In typical lab research ethics, the following types of ethical considerations count against an experiment:
risks of harm to the world outside the lab
risks of harm to persons in the lab
risks of pain to conscious entities in the lab.
(The categories overlap: the persons in the lab are conscious entities, and pain harms them. Likewise, the persons in the lab have lives outside the lab, and harm to them in the lab can imply harm to what is outside the lab.)
Now, note that the harms to the world outside the lab can include things that neither harm persons nor cause pain to conscious entities, such as damage to a non-conscious ecosystem. Thus, an experiment that risks the escape of microbes that could cause the world-wide extinction of a plant species would be ethically problematic, even if there were only negligible risks of harm to persons or pain to conscious critters. Further, note that non-pain harms to persons in or out of the lab certainly do count against an experiment—that is why consent is so important.
But I think the above categories of harms are too narrow, as they leave out:
risks of non-painful harms to conscious non-persons in the lab
risks of harms to non-conscious non-persons in the lab.
As the extinction point shows, we do worry about such risks when they concern what is outside the lab. We should, I think, likewise worry about them when they are in the lab.

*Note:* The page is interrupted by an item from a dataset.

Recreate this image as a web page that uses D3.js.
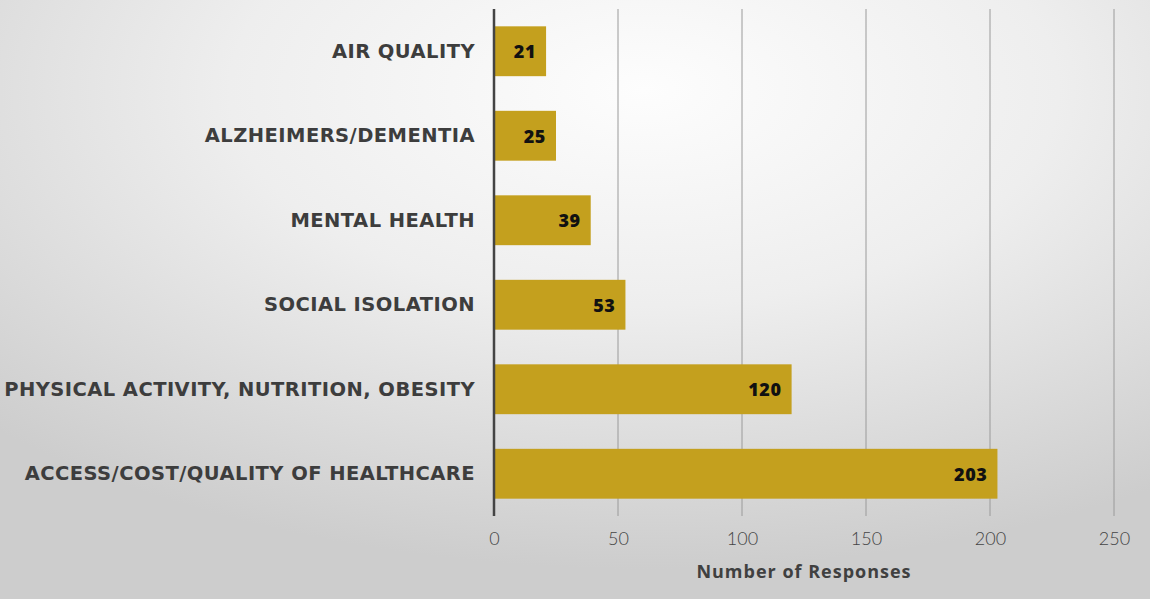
<!DOCTYPE html>
<html><head><meta charset="utf-8">
<script src="https://cdn.jsdelivr.net/npm/d3@7"></script>
<style>html,body{margin:0;padding:0;overflow:hidden;}svg{display:block;}</style>
</head><body>
<svg id="c" width="1150" height="599"></svg>
<script>
const categories = ["AIR QUALITY","ALZHEIMERS/DEMENTIA","MENTAL HEALTH","SOCIAL ISOLATION","PHYSICAL ACTIVITY, NUTRITION, OBESITY","ACCESS/COST/QUALITY OF HEALTHCARE"];
const values = [21,25,39,53,120,203];
const xTicks = [0,50,100,150,200,250];
const xTitle = "Number of Responses";

const svg = d3.select("#c");
const W=1150,H=599;
const defs = svg.append("defs");
const g = defs.append("radialGradient").attr("id","bg").attr("cx","0.56").attr("cy","0.15").attr("r","0.8")
  .attr("gradientUnits","objectBoundingBox");
g.append("stop").attr("offset","0").attr("stop-color","#fdfdfd");
g.append("stop").attr("offset","0.45").attr("stop-color","#eeeeee");
g.append("stop").attr("offset","1").attr("stop-color","#cdcdcd");
svg.append("rect").attr("width",W).attr("height",H).attr("fill","url(#bg)");

const x = d3.scaleLinear().domain([0,250]).range([494,1114]);
const y = d3.scaleBand().domain(categories).range([9,516]).paddingInner(0.41).paddingOuter(0.205);

svg.append("g").selectAll("line").data(xTicks.slice(1)).join("line")
  .attr("x1",d=>x(d)).attr("x2",d=>x(d)).attr("y1",9).attr("y2",516)
  .attr("stroke","#9a9a9a").attr("stroke-width",1);

svg.append("g").selectAll("rect").data(values).join("rect")
  .attr("x",x(0)).attr("y",(d,i)=>y(categories[i]))
  .attr("width",d=>x(d)-x(0)).attr("height",y.bandwidth())
  .attr("fill","#C4A01E");

svg.append("g").selectAll("text").data(values).join("text")
  .attr("x",d=>x(d)-10).attr("y",(d,i)=>y(categories[i])+y.bandwidth()/2)
  .attr("text-anchor","end").attr("dominant-baseline","central")
  .attr("font-family","'Open Sans', sans-serif").attr("font-weight","800")
  .attr("font-size","18px").attr("letter-spacing","0.6px").attr("fill","#111").text(d=>d);

const xa = svg.append("g").attr("transform","translate(0,516)")
  .call(d3.axisBottom(x).tickValues(xTicks).tickSize(0).tickPadding(16));
xa.select(".domain").remove();
xa.selectAll("text").attr("font-family","Lato, sans-serif").attr("font-weight","300")
  .attr("font-size","18px").attr("fill","#444");

const ya = svg.append("g").attr("transform","translate(494,0)")
  .call(d3.axisLeft(y).tickSize(0).tickPadding(19));
ya.select(".domain").attr("stroke","#444").attr("stroke-width",2.5).attr("d","M0,9V516");
ya.selectAll("text").attr("font-family","'DejaVu Sans', sans-serif").attr("font-weight","700")
  .attr("font-size","19.5px").attr("letter-spacing","0.45px").attr("fill","#3d3d3d");

svg.append("text").attr("x",(x(0)+x(250))/2).attr("y",578).attr("text-anchor","middle")
  .attr("font-family","'Open Sans', sans-serif").attr("font-weight","700").attr("font-size","18px")
  .attr("letter-spacing","1px").attr("fill","#404040").text(xTitle);
</script>
</body></html>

The premature death of a plant or insect is a bad thing, even if plants or insects are not conscious (I have no idea whether insects are): a good thing has been erased from the world before its time. Likewise, disabling an insect in an experiment is a bad thing, even if it does not cause pain to the insect. Indeed, depriving an organism, of whatever sort, of the kind of environment where it thrives is a a bad thing.
I am not saying that we shouldn’t experiment on plants. But the fact that a living thing is harmed, regardless of whether it is a person or it feels pain, is an ethical consideration against the experiment. This ethical consideration may be outweighed by the epistemic or pragmatic value of the information gained from the experiment. But for the experiment to be worthwhile, it needs to be so outweighed. It’s not automatic that a non-pain harm to a non-person is outweighed by information gains. Some information might be too trivial.